DARPA's Enhanced Attribution program will bring more transparency to the obscure world of actor attribution. The program will expose the activities of hackers and other cyber criminals without revealing sources and methods.

More specifically, Enhanced Attribution will develop techniques and tools "to produce operationally and tactically relevant information" about multiple concurrent independent malicious cyber campaigns that each have multiple actors, said DARPA.

DARPA wants ideas from the public about how to identify actors using physical and behavioral biometrics; by drawing on open source data and building webs of information to reveal past and present malicious activity.
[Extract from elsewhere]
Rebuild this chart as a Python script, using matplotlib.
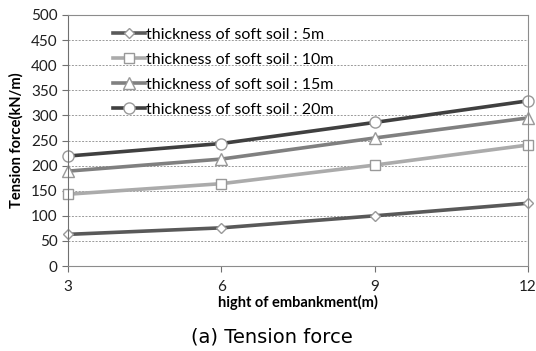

"Malicious actors in cyberspace currently operate with little fear of being caught due to the fact that it is extremely difficult, in some cases perhaps even impossible, to reliably and confidently attribute actions in cyberspace to individual," said Angelos Keromytis, DARPA project lead for the program.

"The reason cyber attribution is difficult stems at least in part from a lack of end-to-end accountability in the current internet infrastructure.

Keromytis says actors (or hackers) can foil many attribution efforts by changing their tactics, techniques, and procedures. This fact also inhibits the defender's response options.

DARPA said proposals for its Enhanced Attribution program should investigate innovative approaches that enable revolutionary advances in science, devices, or systems.